L'environnement influence-t-il le risque de cancer du sein ? Des scientifiques strasbourgeois mènent une étude sur l'impact des pesticides, des métaux et des PFAS sur ce cancer. Les résultats préliminaires ont été dévoilés jeudi 3 octobre lors des 30ᵉ journées internationales de sénologie de Strasbourg.
L'eau que nous buvons, l’air que nous respirons ou encore les aliments que nous mangeons influencent-ils le risque de cancer du sein ? La question n'est pas anodine quand on sait qu'une femme sur huit développe un cancer au cours de sa vie et que 61 214 nouveaux cas sont détectés chaque année en France.

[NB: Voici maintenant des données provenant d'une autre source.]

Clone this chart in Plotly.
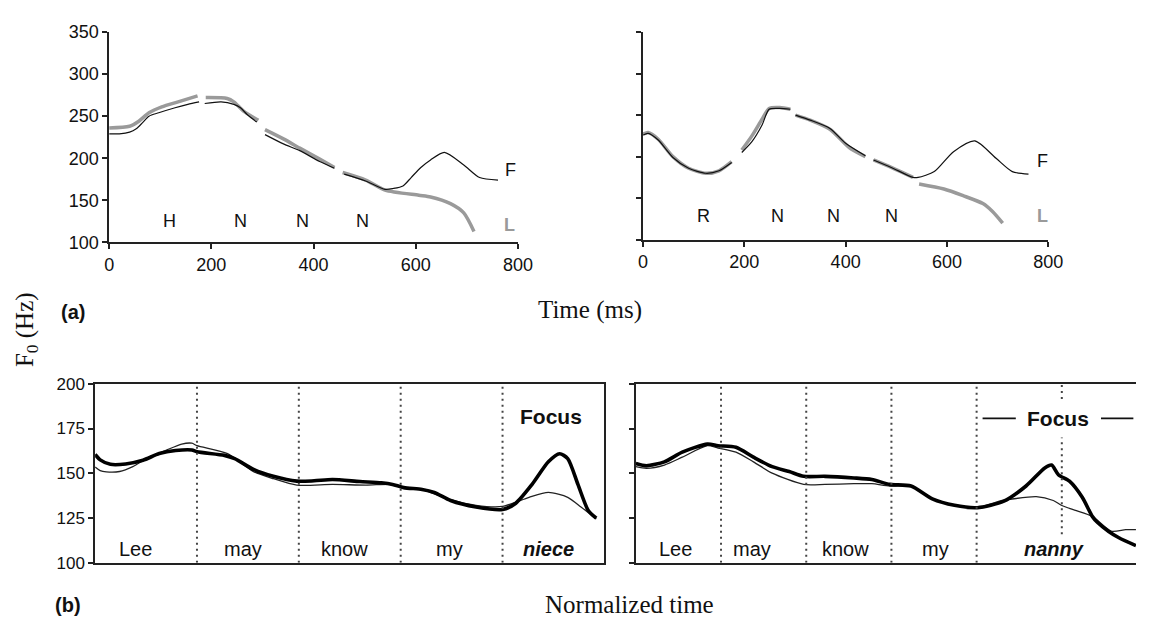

Plusieurs études épidémiologiques mettent en évidence un lien entre l'environnement et le risque de cancer du sein. "Quand on analyse des cohortes de patientes qui viennent d'un pays où il y a peu de cancers du sein et qu'elles arrivent dans un pays où il y a beaucoup de cancers du sein, elles acquièrent le niveau de risque de la population d'accueil en 15 ans. Ce qui veut dire que ce n’est pas lié à leurs gènes. On étudie aussi des cohortes d'agricultrices et on sait que quand elles utilisent certains produits, elles feront plus de cancers du sein et que ces cancers seront plus mortels " explique le Pr Carole Mathelin, cheffe du service de chirurgie de l’ICANS, l’Institut de cancérologie Strasbourg Europe.
Depuis 2020, une équipe de scientifiques strasbourgeois mène une étude approfondie pour comprendre quels produits favorisent le cancer du sein. 1072 échantillons de tumeurs et de tissus péritumoraux prélevés sur 687 patientes ont été analysés.
Les scientifiques ont recherché dans ces échantillons la présence de 578 pesticides, 30 métaux -notamment le plomb, l’aluminium, le cadmium, le mercure et l’arsenic-, et 4 PFAS. L’intégralité des métaux et des PFAS ont été retrouvés. Seuls 40 pesticides sur les 578 recherchés ont été détectés.
"Les pesticides se trouvent principalement dans la zone péritumorale qui est graisseuse contrairement aux métaux et aux PFAS qui se trouvent essentiellement dans la tumeur même. Cela montre que nous sommes contaminés par toutes ces substances qui se trouvent dans l'environnement", analyse le Dr Albert Moussaron, chef de projet de l’étude "Cancer du sein et environnement".
"La bonne nouvelle, quand même, c'est qu'il y en a un certain nombre de pesticides qu'on ne trouve pas dans les tumeurs du sein sur plus d’un millier d’échantillons. Donc ça veut dire que ces produits sans doute ne se concentrent pas dans la graisse. En revanche, d'autres se concentrent. On doit suivre ces produits, il y a un doute sur leur dangerosité" résume le Pr Carole Mathelin.
Les résultats préliminaires de l'étude ont été présentés lors des 30èmes Rencontres internationales de sénologie de Strasbourg. L'étude va se poursuivre avec de la recherche fondamentale et une analyse molécule par molécule pour déterminer si les substances retrouvées favorisent réellement le cancer du sein.
La génétique : principal facteur de risque du cancer du sein
Si l’impact de l’environnement sur le risque de cancer du sein reste un vaste champ à défricher pour la recherche scientifique, d’autres facteurs sont identifiés depuis longtemps, de la génétique à l'obésité en passant par la consommation d’alcool ou d’anxiolytiques. C’est bien la combinaison de plusieurs facteurs de risque qui provoque la maladie.
"Le facteur de risque principal, c'est la génétique. Ensuite, on a les facteurs environnementaux de la femme avec l'âge de la puberté, le nombre d'enfants, est-ce qu'elle a allaité ou pas. Et puis les facteurs environnementaux comme la pollution qu’il faut encore étudier, on arrive alors à calculer un niveau de risque pour chaque femme" précise le Dr Elisabeth Luporsi, onco-généticienne au CHR de Metz-Thionville.
Mais il n’y pas de fatalité, il est possible pour tout un chacun de diminuer le risque de cancer du sein. La lutte contre la sédentarité et contre le surpoids, l’activité physique, une alimentation équilibrée constituent des facteurs de protection contre le cancer du sein.
Réduire de 20% le risque de cancer du sein
"On peut faire diminuer son risque de cancer du sein, explique le Dr Elisabeth Luporsi. On a des femmes qui ont des cancers du sein à 35 ans, elles sont porteuses d’une mutation génétique, on découvre que leurs mères de 75 ans sont également porteuses de la mutation, mais elles n'ont jamais déclenché le cancer du sein. Donc ça prouve que l'environnement est un élément très important".
En adoptant de bonnes habitudes, le risque de cancer du sein peut chuter de 20%.